Lost on Galois Group over $\mathbb{Q}(i)$ Question.

Question

The goal is to find the Galois Group of $t^8-i$ over $\mathbb{Q}(i)$ where $i=\sqrt{-1}$.

I've found the roots of the polynomial because I know I'll need them and they are

$\pm i^\frac{1}{8}$,$\pm i^\frac{5}{8}$$\pm i^\frac{9}{8}$$\pm i^\frac{13}{8}$.

I need to show that the given polynomial $t^8-i$ is irreducible over $\mathbb{Q}(i)$ right? Is it enough to show that no product of any two roots and no single root is in $\mathbb{Q}(i)$ like I would for a polynomial over $\mathbb{Q}$?

Since I have a root that looks like $i^\frac{1}{8}$ am I right in thinking that the splitting field is then $\mathbb{Q}(i^\frac{1}{8},i)$ and thus the extension is order 8 over $\mathbb{Q}(i)$?.

Also the elements of the Galois Group fix $\mathbb{Q}(i)$ and send a root of $t^8-i$ to another root of $t^8-i$ it seems kind of easy to see that there is something that can send $i^\frac{1}{8} \to -i^\frac{1}{8}$ but how could I find if there is something that performs a more complicated swap like $i^\frac{1}{8} \to -i^\frac{13}{8}$ is brute force verifying that the has the correct properties the only way?

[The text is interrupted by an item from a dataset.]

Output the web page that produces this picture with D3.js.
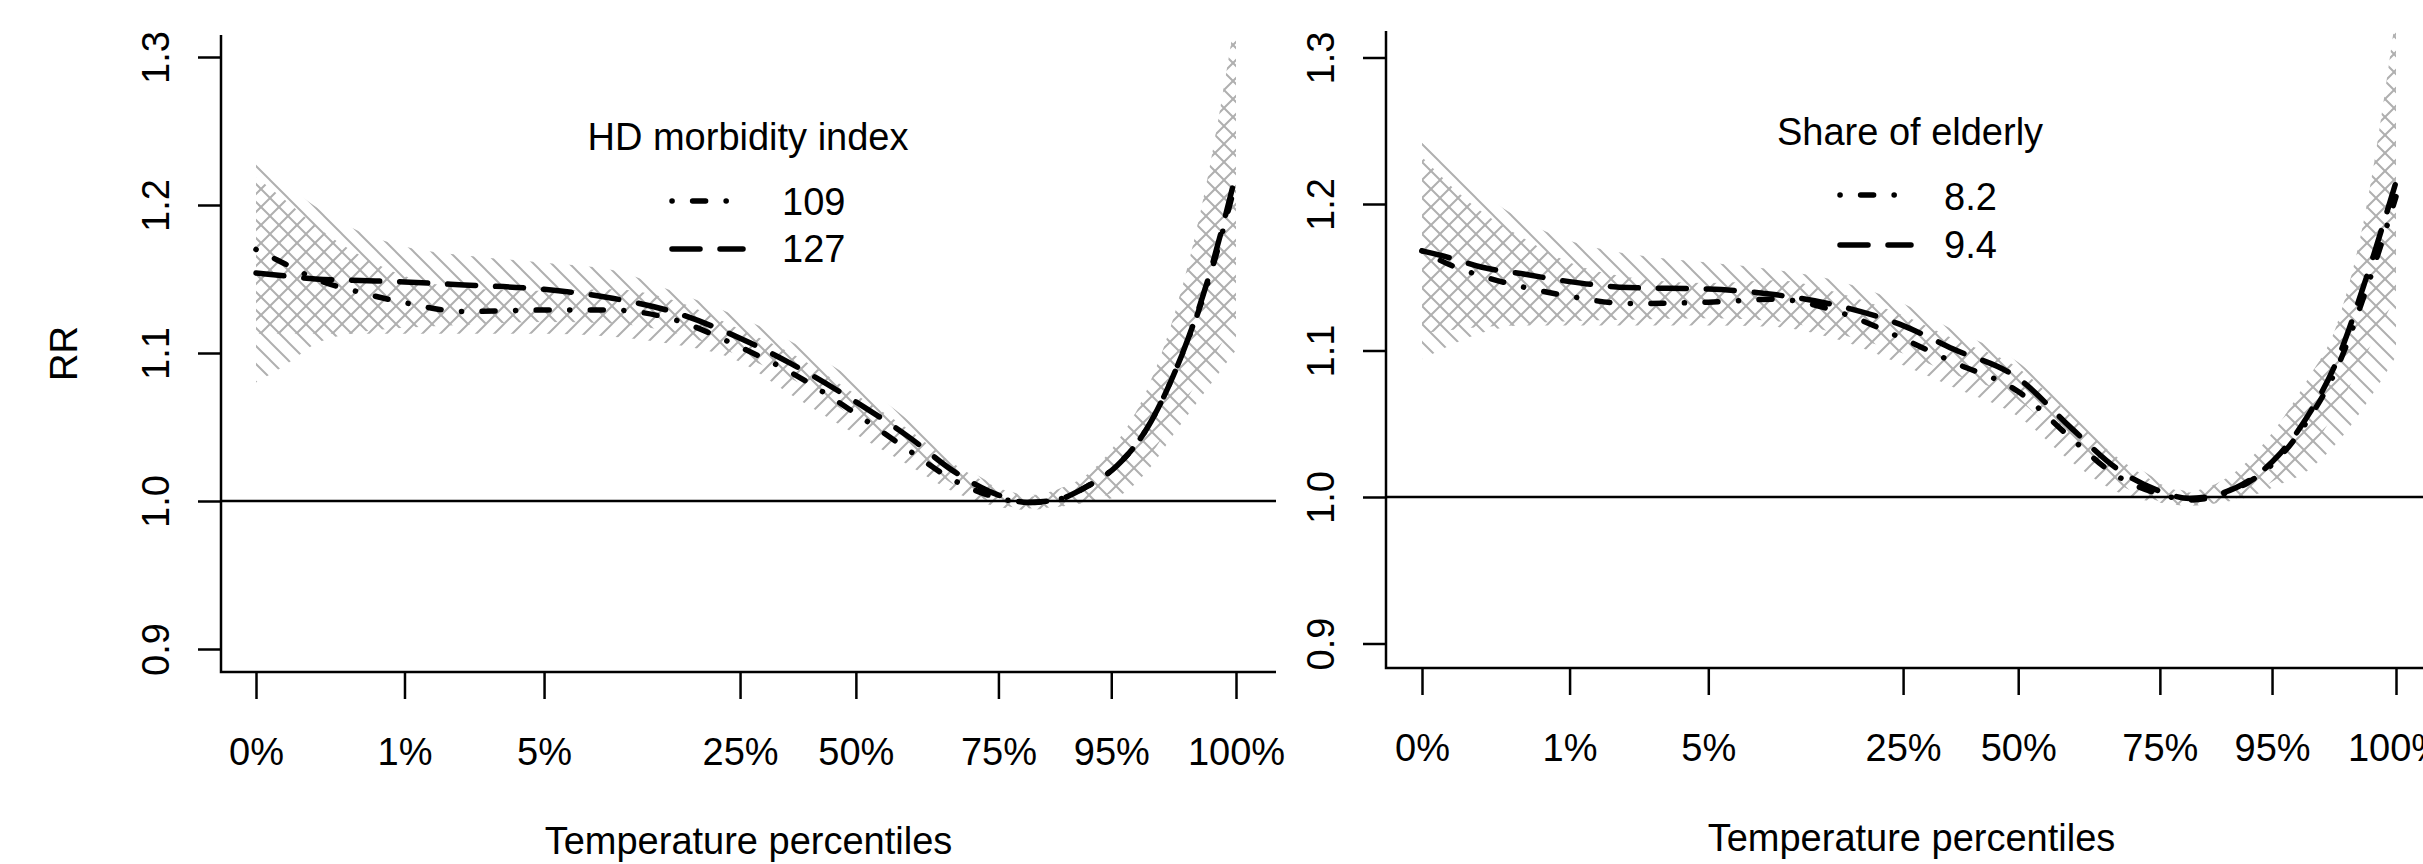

If someone can point me in the right direction it would be most appreciated.

Update: Am I right in thinking that the Galois Group is isomorphic to the Quaternion Group? I think I've identified 3 elements that seem generate different order 4 subgroups and an element that generates an order 2 subgroup which seems to rule out all other groups of order 8.

Answer 1

Well, an eighth root of $i$ is a $32$-nd root of unity, right? And I think you can see that by adjoining one such root of $i$, you get all $32$-nd roots of $1$. So you should think about the field of these roots of $1$, both over $\mathbb Q$ and over $\mathbb Q(i)$. This is conceptually much simpler, I’m sure you’ll agree.

And let me add: if you want to do explicit computations, you might want to work with $\zeta=\exp(\pi i/16)$, clearly a primitive $32$-nd root of unity, and its powers.

Answer 2

If you're allowed to use this generalization of the Rational Root theorem, it becomes really easy.

Let $R$ be a UFD, $Q$ be its fraction field, and let $p(x) \in R[x]$. If $r/s \in Q$ (lowest terms) is a root, then $r$ divides the constant term, and $s$ divides the leading term.

The proof for this is as straightforward as it was for the case $R = \mathbb{Z}$. Therefore, $p(x) = x^8 - i$ could only have the roots $\pm 1$, $\pm i$. But those aren't roots, so it's irreducible.

EDIT: I forgot to do the other half of the question.

Your guess for the splitting field and its degree is right. If we adjoin $\zeta_{32} = \exp \frac{2 \pi i}{32}$, we get all the roots, so $(\mathbb{Q}(i))(\zeta_{32})$ is the splitting field of $p$. The minimal polynomial for $\zeta_{32}$ has degree $8$, so so does our field extension.

I don't actually know Galois theory (taking it this term though), so I can't much help with determining the Galois group. I feel like the image of any of the four "primitive" roots determines the rest of the automorphism, though I can't prove it.